There are two big things going on here. Firstly, the association of people (and therefore opinions) with content. This is the fundamental contribution of the combination of Blogging (or to be more specific, blogging software) and the right distribution mechanism (RSS). I say that this is the right distribution mechanism because it encourages applications (e.g. search, of course) that work thanks to the right encoding of the data: The association of people with content is something that Web 1.0 missed.

The fundamental motivation behind the original web content model was the logical structure of documents and the relationships between the (content within) documents. The functional aspect of the documents (which parts were content, which were navigation, which were adverts) was not captured, nor were notions of creation (including the content creator, the time, the subject matter, etc.)

Secondly, and this is what we are all about in this post, there is the notion of associating meaning with content. Meaning refers to the meaning of the object content (i.e. the meaning of the words authored) and the meaning of the navigational and other meta-document elements (e.g. the use of the rel tag).

Thirdly, there is associating intent with content - something which structured blogging and Riff are designed to do - they capture the notion of document genre aligned with certain authorial intentions - generally reviewing things.

Systems like Riff make tie all these things together explicitly. The data is encoded in the application, but that encoding pretty much is the application (at least on the user facing side). What Jeff is arguing for is a distribution of these representations that allow for applications like Riff to be layerd on top. Riff is an important step at getting at the functionality. Making the representation more open and fluid seems like the right thing to do, but how long do we have to wait to see powerful applications built on top.
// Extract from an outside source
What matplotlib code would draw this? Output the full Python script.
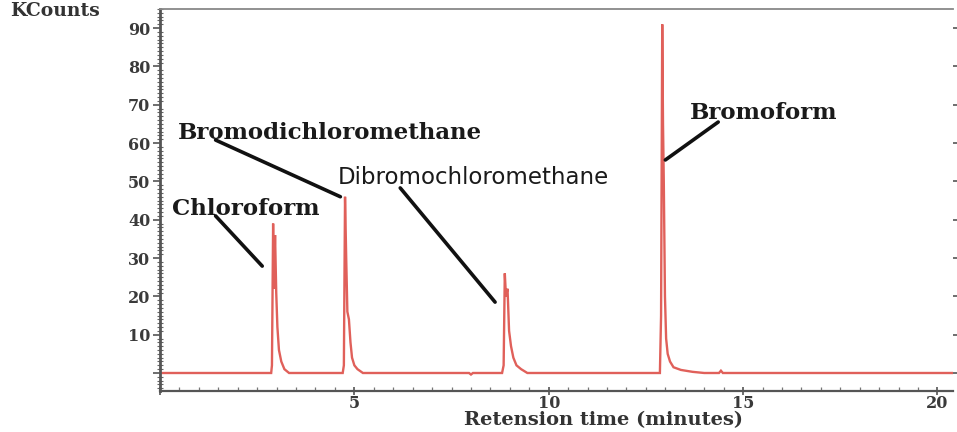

I mean, can you stand another maps mashup that puts a pin here and a pin there?

Finally, I'm going to requote Jeff:

If you aggreed on the tags, you could start doing that today via Del.icio.us and Technorati.

Agreeing on tags - organization around tags in the way Jeff suggests, is more akin to ontological and taxonomical semantic information (which I like) and not what the folksonomy taggers are about.


 

June 09, 2005

Where is this going?

NewyorksmallIf you have ever played (or watched) the game Half-Life 2, you will be familiar with state of the art urban modeling, physical models in an interactive context etc. Now have a look at some of the images from Google Earth, which includes data describing the shape of buildings, mix in some of Microsoft's Virtual Earth, which has high resolution data of buildings taken from a 45 degree angle and imagine the possibilities (taking a good does of geocoded data, GPS, RFID and so on).

You search for a hotel, a map tells you it is in striking distance of your business meeting or conference, so you flip your rich client in to walk-around mode and walk around the neighbourhood. It turns out there are just too many broken windows, and what is more, the pool of the hotel is constantly in the shadow of  surrounding buildings. So you explore - just walking the streets, guided by your local search which tells you which way to head for other hotels. Finally, you find one you like. You walk up to the door and interact with an online receptionist to book your stay.

June 08, 2005

Geocoding leading the way to rich clients?

The upcoming battle between Microsoft (Virtual Earth) and Google (Keyhole/Google Earth) is already receiving a lot of attention. What is interesting to me, beside the raw eye candy and fun of the whole thing, is the idea that we are moving to a rich client interaction with web/internet data. Browsers know a lot about a very small space of object data - document encodings. Rich clients will know more about different types of encoding, the way they interact and appropriate ways for users to interact with them. Imagine coming across a table of data in a document - in an html page - and being able to view the data in different ways, sort the data, pull in related data and so on. Adding scripting to clients, as a bolt on to the object level document layer, is not the way to do this horizontally.

Message Boards - remember them?

The hype around blogs has had an interesting effect on the perception of message boards. This post from Common Craft takes an amusing look at the rise of blogs in comparison with message boards. The takeaway (regardless of whether or not you agree with conclusion) is that community  is key. Blogs have an open but loosely coupled community, message boards have a closed but explicit community. The point of the post is that different communities enable different visibility and the potential for different focus vs breadth.

I'm not sure I agree with much of the post. For example, message boards can be very personal as well as highly focused - the same goes for blogs. One of the aspects of both of these publishing mechanisms that is often ignored is that the mechanism itself - the platform - is just a syntactic structure. The needs of the participants or authors will find expression somehow through that structure.